An electronic system would allow sponsors to view and approve supporting documentation prior to it being submitted to the UKBA. This would offer significant potential savings in time and staffing, would undoubtedly reduce errors and would ensure that institutions were granted responsibility as well as culpability. Provided that hard-copy documents matched those submitted electronically by sponsoring institutions, the UKBA would be in a position to justifiably censure those with high refusal rates.
Any upcoming reforms of Tier 4 policy should also allow for an additional amendment to be made with regard to refused applications: nullifying refusals for candidates who subsequently secure visas at the same institutions for the same courses (as such people have indubitably demonstrated their bona fides). Guidance on this issue is currently ambiguous.

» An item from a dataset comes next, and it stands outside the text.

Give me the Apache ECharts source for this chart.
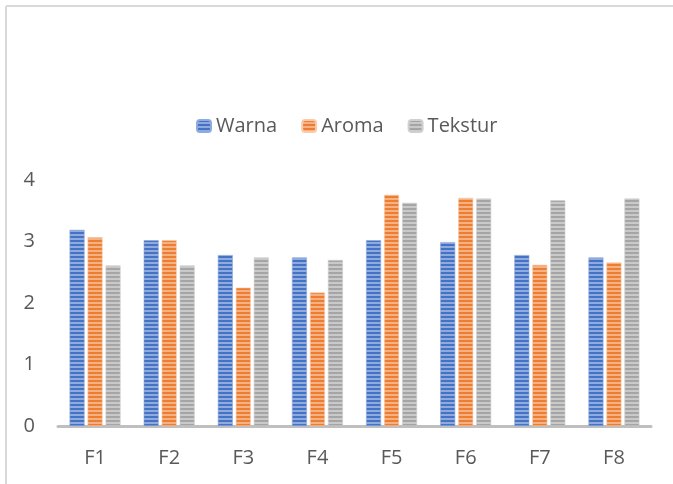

It is surely not the intention of the UKBA to penalise legitimate applications for courses in the UK or the institutions that provide them. I therefore hope that the body will give due consideration to these proposals - setting out a clear and consistent process for applicants and teaching institutions. The current uncertainty is profoundly damaging to British business and to the reputation of the nation as a place of study.
Matthew Goldie-Scot, Senior educationalist, Carfax Education.